A growing coalition of Senators is working to bring the $4 trillion deficit reduction package proposed by Obama’s fiscal commission to the floor, said Sen. Mark Warner (D-Va.), who is leading the effort with Republican Sens. Saxby Chambliss (Ga.), Mike Crapo (Idaho) and Tom Coburn (Okla.), as well as Budget Chairman Kent Conrad (D-N.D.) and Majority Whip Dick Durbin (D-Ill.). Many more Senators support the idea.

“I think you guys are going to be surprised by the number of Senators who are engaged,” Warner said Tuesday.

Obama’s budget blueprint, released Monday, had some “good first steps,” he said,  but the bipartisan group is pushing for much more.

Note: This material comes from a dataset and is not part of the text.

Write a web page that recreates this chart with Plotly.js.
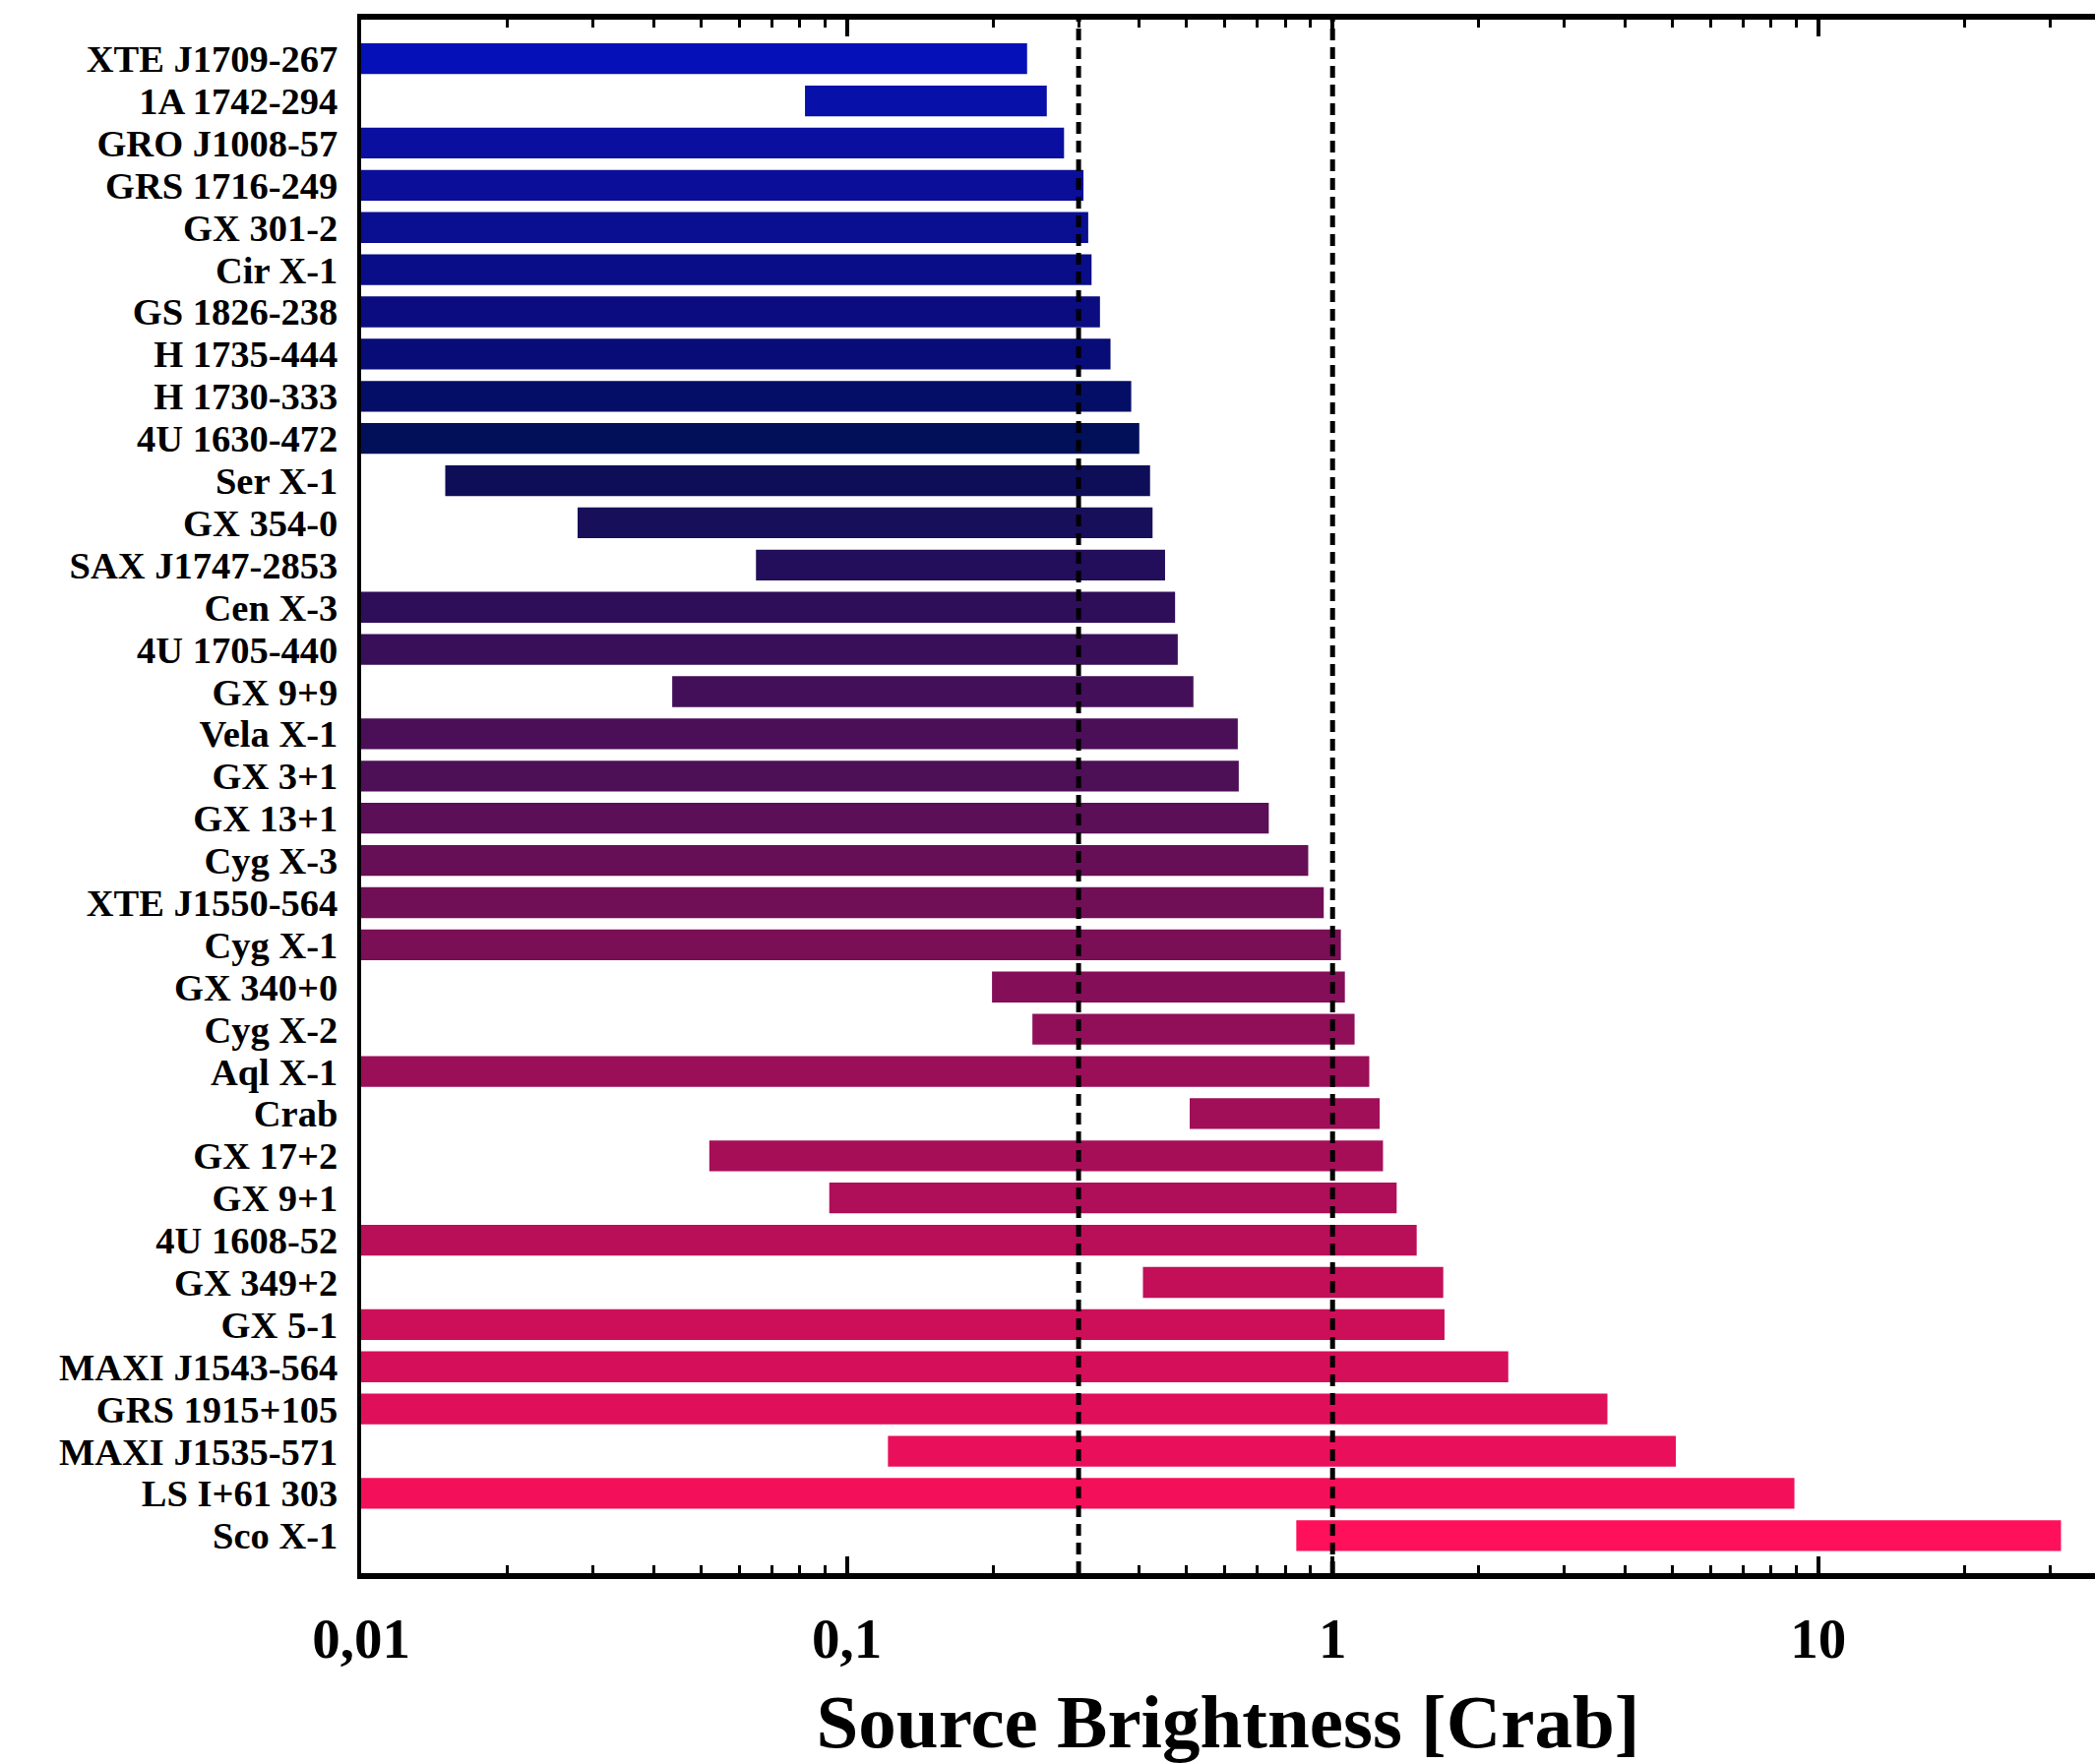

Conrad gave the president’s budget good marks, but only for the first year. The North Dakota Democrat said Obama failed to deal with the long-term challenges and warned of the risks to the country’s future unless a bipartisan debt deal is reached soon.

Conrad pleaded with White House budget director Jacob Lew for the administration to start providing guidance on how to bring together a deficit-slashing plan.

“Somehow, somewhere, we have got to find a way, and the administration has a big responsibility to [show] their vision of how this process comes together,” Conrad said. “We don’t have a lot of time. Sometime very soon there has got to be a negotiation” between House and Senate leaders and the White House, Conrad said. “The seriousness of that to the country can not be overstated.”

House Republican leaders and House Budget Chairman Paul Ryan (R-Wis.), meanwhile, released a joint statement vowing to put forward a budget plan of their own that takes on entitlement reform even as they prepare to pass a continuing resolution that contains $100 billion in midyear budget cuts to Obama’s 2011 budget request. Republicans have criticized Obama for failing to address entitlements in his 2012 budget proposal.

“Our budget will lead where the President has failed, and it will include real entitlement reforms so that we can have a conversation with the American people about the challenges we face and the need to chart a new path to prosperity,” they said in a joint statement.

And even though he didn’t tackle entitlements in his $3.7 trillion budget, Obama vowed Tuesday to push for a bipartisan deal on the issue.

At a news conference called to defend his budget, Obama accused his critics of being too impatient with him.